Paper prototype by jigsaw puzzle start-up Baffledazzle


Plywood version by jigsaw puzzle start-up Baffledazzle


Final design by jigsaw puzzle start-up Baffledazzle

Then after business school, you founded jigsaw puzzle start-up Baffledazzle. Wow-to-the-nth-power. When you “decided to start 
a jigsaw puzzle company to make the puzzles that dedicated puzzlers deserved,” how did you capture your vision of a jigsaw puzzle company and visualize it—Did you maintain a journal/log of thoughts, sketchnote, et al.? If Kickstarter didn’t exist, would you have still chased this ambition?

When undertaking a new project, I find that I make better progress if I just start! So, I don’t actually remember the moment that I decided to start a puzzle company, I just remember starting to design puzzles! My first puzzles were really horrible. The scale of the pieces was wrong; they were extremely fragile when cut, and the designs had a Frankenstein’s monster quality to them. That gave me a starting place. I could see what was wrong. As I worked to redo those initial designs, I started to think about how I could bring these puzzles to life, and why I had wanted to create them. I do keep a journal of ideas, though most of them are conceptual starting places more than visual puzzle ideas. I do a lot of research before I begin to design a puzzle. Since Baffledazzle puzzles are about discovering something new (maybe a rare species of animal, maybe an influential moment in art history, maybe a very old game from Jordan that you play with raw eggs, etc.), I believe every aspect of the puzzle should lead you in the direction of that discovery. So I’ve gone from act-first → think-later, to think-first → act-with-intention!

I do think I would have created puzzles with or without Kickstarter, but I certainly wouldn’t have been able to do it as quickly, or to the same high quality. I would have had to contract the laser work out (personal laser-cutter below) and wouldn’t have had the same opportunities to experiment and dial in the manufacturing process.



All your pursuits and activities in dance and business easily paint the picture of tirelessness. How do you self-care?

I had to think about this one! My mental model for self-care is different from how I usually see that phrase used. I guess I think of self-care as how I prioritize my time, and I usually care for myself by cutting things out, not adding things in. I’m diligent about weeding out pursuits, jobs, relationships and circumstances that drain my energy. Though that felt ruthless at first, I was much happier and more at peace without those stressful influences.

Do you use any software/Web-based tools to help get 
organized and get things done? If so, what digital tools do you highly recommend?
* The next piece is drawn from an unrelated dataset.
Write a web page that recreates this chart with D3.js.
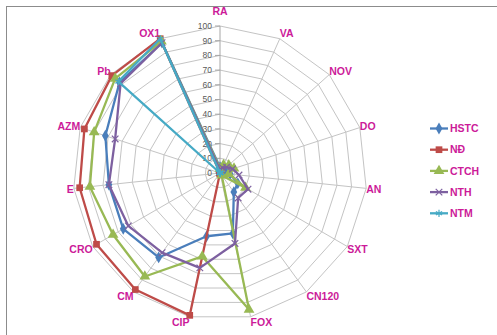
<!DOCTYPE html>
<html><head><meta charset="utf-8">
<script src="https://cdn.jsdelivr.net/npm/d3@7"></script>
<style>body{margin:0;background:#fff}svg{display:block}</style>
</head><body>
<script>
const categories = ["RA","VA","NOV","DO","AN","SXT","CN120","FOX","CIP","CM","CRO","E","AZM","Pb","OX1"];
const seriesNames = ["HSTC","NĐ","CTCH","NTH","NTM"];
const HSTC = [4,5,3,4,7,14,16,42,44,71,76,76,82,92,97];
const ND   = [0,0,0,0,0,0,0,0,99,98,97,96,97,99,100];
const CTCH = [3,6,8,10,6,20,2,95,58,87,84,89,90,96,98];
const NTH  = [2,4,6,9,13,22,21,49,66,67,72,76,75,91,97];
const NTM  = [0,0,0,0,0,0,0,0,0,0,0,0,0,93,100];
const tickValues = [0,10,20,30,40,50,60,70,80,90,100];

const values = [HSTC, ND, CTCH, NTH, NTM];
const colors = ["#4a7ebb","#be4b48","#98b954","#7d60a0","#46aac5"];
const symbols = [d3.symbolDiamond, d3.symbolSquare, d3.symbolTriangle, d3.symbolTimes, d3.symbolAsterisk];
const filled = [true,true,true,false,false];
const symSize = [40,45,50,30,36];
const labelColor = "#cc1a99";

const W=497,H=335,cx=220,cy=173,R=147;
const svg=d3.select("body").append("svg").attr("width",W).attr("height",H);
svg.append("rect").attr("x",6.5).attr("y",6.5).attr("width",520).attr("height",360)
  .attr("fill","#fff").attr("stroke","#8c8c8c").attr("stroke-width",1);

const r=d3.scaleLinear().domain([0,100]).range([0,R]);
const ang=d3.scaleLinear().domain([0,categories.length]).range([0,2*Math.PI]);
const g=svg.append("g").attr("transform",`translate(${cx},${cy})`);
const px=(i,v)=>r(v)*Math.sin(ang(i)), py=(i,v)=>-r(v)*Math.cos(ang(i));

// grid rings
tickValues.slice(1).forEach(t=>{
  g.append("path").attr("fill","none").attr("stroke","#c4c4c4").attr("stroke-width",1)
   .attr("d",d3.lineRadial().angle((d,i)=>ang(i)).radius(()=>r(t)).curve(d3.curveLinearClosed)(categories));
});
// spokes
categories.forEach((c,i)=>{
  g.append("line").attr("x1",0).attr("y1",0).attr("x2",px(i,100)).attr("y2",py(i,100))
   .attr("stroke",i===0?"#a6a6a6":"#c4c4c4").attr("stroke-width",1);
});
// tick labels
tickValues.forEach(t=>{
  g.append("line").attr("x1",-5).attr("x2",0).attr("y1",-r(t)).attr("y2",-r(t)).attr("stroke","#a6a6a6");
  g.append("text").attr("x",-8).attr("y",-r(t)).attr("dy","0.35em").attr("text-anchor","end")
   .attr("font-family","Liberation Sans, Arial, sans-serif").attr("font-size",8.5).attr("fill","#595959").text(t);
});
// category labels
categories.forEach((c,i)=>{
  const a=ang(i), s=Math.sin(a), co=Math.cos(a);
  const x=px(i,100), y=py(i,100);
  let anchor = Math.abs(s)<0.05?"middle":(s>0?"start":"end");
  let ty = anchor==="middle" ? y-15 : y - co*5.5;
  g.append("text").attr("x",x).attr("y",ty).attr("dy","0.35em").attr("text-anchor",anchor)
   .attr("font-family","Liberation Sans, Arial, sans-serif").attr("font-weight","bold").attr("font-size",10.5)
   .attr("fill",labelColor).text(c);
});
// series
values.forEach((vals,k)=>{
  g.append("path").attr("fill","none").attr("stroke",colors[k]).attr("stroke-width",2.3).attr("stroke-linejoin","round")
   .attr("d",d3.lineRadial().angle((d,i)=>ang(i)).radius(d=>r(d)).curve(d3.curveLinearClosed)(vals));
  vals.forEach((v,i)=>{
    const sym=g.append("path").attr("d",d3.symbol().type(symbols[k]).size(symSize[k])())
      .attr("transform",`translate(${px(i,v)},${py(i,v)})`);
    if(filled[k]) sym.attr("fill",colors[k]).attr("stroke","none");
    else sym.attr("fill","none").attr("stroke",colors[k]).attr("stroke-width",1.2);
  });
});
// legend
const lg=svg.append("g");
seriesNames.forEach((n,k)=>{
  const y=128.5+k*21.2;
  lg.append("line").attr("x1",430).attr("x2",448).attr("y1",y).attr("y2",y).attr("stroke",colors[k]).attr("stroke-width",2.3);
  const sym=lg.append("path").attr("d",d3.symbol().type(symbols[k]).size(symSize[k])()).attr("transform",`translate(439,${y})`);
  if(filled[k]) sym.attr("fill",colors[k]); else sym.attr("fill","none").attr("stroke",colors[k]).attr("stroke-width",1.2);
  lg.append("text").attr("x",450).attr("y",y).attr("dy","0.35em").attr("font-family","Liberation Sans, Arial, sans-serif")
   .attr("font-weight","bold").attr("font-size",10.5).attr("fill",labelColor).text(n);
});
</script>
</body></html>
Actually, I prefer to make paper charts to stay organized. I like the tactile pleasure of using a sticker to mark something as complete. So much of my work is screen-dependent that I like to keep things analog when I can!

How would you describe success?

It’s a balance point, not a destination. Success is being confident enough to value your own work, but hungry enough to continue to make yourself and everyone around you uncomfortable. That’s where the good work gets done.
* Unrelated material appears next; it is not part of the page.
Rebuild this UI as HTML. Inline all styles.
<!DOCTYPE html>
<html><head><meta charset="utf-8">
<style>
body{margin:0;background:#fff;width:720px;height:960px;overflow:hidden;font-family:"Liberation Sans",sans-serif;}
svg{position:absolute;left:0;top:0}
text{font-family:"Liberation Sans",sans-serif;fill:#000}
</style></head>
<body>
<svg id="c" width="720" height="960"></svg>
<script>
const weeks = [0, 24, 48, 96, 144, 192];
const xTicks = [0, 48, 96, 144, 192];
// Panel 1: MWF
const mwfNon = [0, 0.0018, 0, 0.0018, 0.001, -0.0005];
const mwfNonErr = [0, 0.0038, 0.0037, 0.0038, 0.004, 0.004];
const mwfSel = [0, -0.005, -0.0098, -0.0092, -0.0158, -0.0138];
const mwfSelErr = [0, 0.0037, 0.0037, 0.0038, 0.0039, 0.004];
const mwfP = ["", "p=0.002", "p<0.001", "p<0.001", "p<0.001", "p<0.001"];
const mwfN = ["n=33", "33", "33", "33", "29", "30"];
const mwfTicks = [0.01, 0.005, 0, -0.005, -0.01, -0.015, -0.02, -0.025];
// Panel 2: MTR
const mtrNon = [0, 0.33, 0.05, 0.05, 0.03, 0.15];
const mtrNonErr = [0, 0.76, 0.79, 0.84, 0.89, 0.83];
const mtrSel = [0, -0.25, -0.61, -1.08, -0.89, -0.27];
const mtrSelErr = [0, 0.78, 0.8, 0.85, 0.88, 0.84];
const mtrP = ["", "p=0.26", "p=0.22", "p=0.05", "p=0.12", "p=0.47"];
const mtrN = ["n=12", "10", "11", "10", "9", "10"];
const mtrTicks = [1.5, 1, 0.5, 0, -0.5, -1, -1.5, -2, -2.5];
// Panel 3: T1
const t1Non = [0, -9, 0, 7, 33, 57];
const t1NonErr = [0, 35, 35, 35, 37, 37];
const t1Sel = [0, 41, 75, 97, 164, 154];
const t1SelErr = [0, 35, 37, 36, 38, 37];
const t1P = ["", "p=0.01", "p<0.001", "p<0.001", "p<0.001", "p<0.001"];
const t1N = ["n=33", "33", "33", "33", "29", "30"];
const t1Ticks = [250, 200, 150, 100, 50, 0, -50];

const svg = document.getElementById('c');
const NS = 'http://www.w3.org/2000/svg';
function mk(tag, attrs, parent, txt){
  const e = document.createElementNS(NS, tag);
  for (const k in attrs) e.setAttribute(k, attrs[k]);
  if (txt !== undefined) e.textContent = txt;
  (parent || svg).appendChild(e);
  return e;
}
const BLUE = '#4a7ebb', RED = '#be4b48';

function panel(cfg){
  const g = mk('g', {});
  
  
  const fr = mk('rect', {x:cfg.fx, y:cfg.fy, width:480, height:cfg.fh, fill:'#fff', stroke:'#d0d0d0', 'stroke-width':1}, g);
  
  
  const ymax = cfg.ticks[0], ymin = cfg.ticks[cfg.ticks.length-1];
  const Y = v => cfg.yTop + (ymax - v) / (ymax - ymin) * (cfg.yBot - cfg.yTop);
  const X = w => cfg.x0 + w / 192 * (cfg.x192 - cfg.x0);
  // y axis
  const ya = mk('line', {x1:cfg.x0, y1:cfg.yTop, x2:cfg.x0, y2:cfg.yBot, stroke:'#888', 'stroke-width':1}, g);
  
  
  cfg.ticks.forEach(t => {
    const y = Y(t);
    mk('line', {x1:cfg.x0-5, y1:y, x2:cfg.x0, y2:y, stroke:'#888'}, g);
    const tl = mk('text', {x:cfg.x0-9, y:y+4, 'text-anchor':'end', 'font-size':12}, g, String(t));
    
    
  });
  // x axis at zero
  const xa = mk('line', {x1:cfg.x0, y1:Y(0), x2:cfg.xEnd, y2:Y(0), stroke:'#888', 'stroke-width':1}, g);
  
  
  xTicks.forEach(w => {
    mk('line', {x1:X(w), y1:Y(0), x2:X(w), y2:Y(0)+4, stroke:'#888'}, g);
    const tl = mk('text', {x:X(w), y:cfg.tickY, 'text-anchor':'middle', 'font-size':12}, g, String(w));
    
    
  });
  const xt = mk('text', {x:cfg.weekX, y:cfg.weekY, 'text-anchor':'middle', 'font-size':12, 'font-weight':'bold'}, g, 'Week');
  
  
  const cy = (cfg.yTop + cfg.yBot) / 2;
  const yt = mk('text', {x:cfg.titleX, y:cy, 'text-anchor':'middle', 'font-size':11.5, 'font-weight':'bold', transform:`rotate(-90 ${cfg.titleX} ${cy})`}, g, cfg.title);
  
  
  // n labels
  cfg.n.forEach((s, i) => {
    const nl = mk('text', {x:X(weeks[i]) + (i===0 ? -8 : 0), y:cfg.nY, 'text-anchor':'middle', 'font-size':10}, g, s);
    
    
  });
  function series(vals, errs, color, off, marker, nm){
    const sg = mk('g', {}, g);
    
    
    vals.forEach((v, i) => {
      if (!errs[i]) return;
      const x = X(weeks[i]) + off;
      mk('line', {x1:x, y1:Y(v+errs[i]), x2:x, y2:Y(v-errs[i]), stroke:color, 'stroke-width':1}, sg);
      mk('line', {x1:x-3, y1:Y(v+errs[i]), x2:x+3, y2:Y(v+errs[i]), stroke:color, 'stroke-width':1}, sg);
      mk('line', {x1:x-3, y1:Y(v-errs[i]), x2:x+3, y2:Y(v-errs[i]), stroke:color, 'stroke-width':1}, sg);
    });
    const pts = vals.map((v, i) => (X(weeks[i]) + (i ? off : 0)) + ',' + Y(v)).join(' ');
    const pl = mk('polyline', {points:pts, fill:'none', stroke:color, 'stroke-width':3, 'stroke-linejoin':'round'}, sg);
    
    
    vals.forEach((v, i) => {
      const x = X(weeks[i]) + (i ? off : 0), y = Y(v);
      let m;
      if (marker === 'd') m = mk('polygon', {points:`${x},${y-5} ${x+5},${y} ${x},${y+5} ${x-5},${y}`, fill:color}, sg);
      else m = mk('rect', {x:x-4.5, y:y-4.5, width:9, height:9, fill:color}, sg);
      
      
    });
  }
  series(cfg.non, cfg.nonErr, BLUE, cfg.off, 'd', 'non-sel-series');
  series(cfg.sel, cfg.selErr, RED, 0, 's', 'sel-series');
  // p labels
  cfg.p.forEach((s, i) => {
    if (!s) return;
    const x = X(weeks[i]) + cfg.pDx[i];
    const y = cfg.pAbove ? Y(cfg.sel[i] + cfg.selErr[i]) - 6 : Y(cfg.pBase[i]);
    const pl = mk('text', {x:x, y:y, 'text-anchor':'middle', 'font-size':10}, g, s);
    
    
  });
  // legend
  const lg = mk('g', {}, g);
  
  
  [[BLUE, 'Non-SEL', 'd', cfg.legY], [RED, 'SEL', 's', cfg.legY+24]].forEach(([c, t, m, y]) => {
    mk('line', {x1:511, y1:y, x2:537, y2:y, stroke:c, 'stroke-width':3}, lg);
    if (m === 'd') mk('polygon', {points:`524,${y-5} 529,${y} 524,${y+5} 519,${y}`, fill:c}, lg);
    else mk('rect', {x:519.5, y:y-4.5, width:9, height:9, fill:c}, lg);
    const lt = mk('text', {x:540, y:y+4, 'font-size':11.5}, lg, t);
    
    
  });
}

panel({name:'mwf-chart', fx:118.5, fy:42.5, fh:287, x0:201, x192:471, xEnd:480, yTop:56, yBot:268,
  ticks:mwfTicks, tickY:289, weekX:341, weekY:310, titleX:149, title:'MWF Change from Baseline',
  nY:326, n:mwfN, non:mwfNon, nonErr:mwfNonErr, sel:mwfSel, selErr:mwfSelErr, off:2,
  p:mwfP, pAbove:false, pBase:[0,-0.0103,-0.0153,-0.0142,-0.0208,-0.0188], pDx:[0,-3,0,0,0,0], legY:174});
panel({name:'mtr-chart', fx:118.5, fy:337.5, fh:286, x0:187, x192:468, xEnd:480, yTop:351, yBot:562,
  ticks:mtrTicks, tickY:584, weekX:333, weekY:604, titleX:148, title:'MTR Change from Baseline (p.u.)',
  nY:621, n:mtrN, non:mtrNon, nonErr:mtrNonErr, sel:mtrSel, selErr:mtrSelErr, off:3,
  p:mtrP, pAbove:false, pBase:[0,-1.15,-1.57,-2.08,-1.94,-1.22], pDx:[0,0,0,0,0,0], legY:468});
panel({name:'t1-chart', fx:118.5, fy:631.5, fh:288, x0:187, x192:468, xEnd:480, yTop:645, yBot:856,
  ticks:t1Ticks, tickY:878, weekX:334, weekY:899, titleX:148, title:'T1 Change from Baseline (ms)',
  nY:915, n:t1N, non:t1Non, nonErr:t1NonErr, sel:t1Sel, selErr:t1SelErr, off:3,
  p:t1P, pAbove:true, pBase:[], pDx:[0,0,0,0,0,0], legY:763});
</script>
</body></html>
How does the city of Portland, Oregon, contribute to your work? What makes it special for startups/business/creative community?

Portland is an incredible place to live and work. I’d say its urban planning is probably what makes it so loveable! It’s easy to walk where you want to go and passing things on foot is the primary way that I discover new creative happenings, businesses and events. It feels like the city was built at a human scale. But moreover, people who come to Portland come for its personality, which makes for a really cool community.

Must say: Fascinated with your last name. You make ideas Happen. Ta-da! Recalling Scott Belsky’s book “Making Ideas Happen.” You should write a book with a more proactive title: Make Ideas Happen. Any memorable story regarding your last name? Has it benefitted job interviews?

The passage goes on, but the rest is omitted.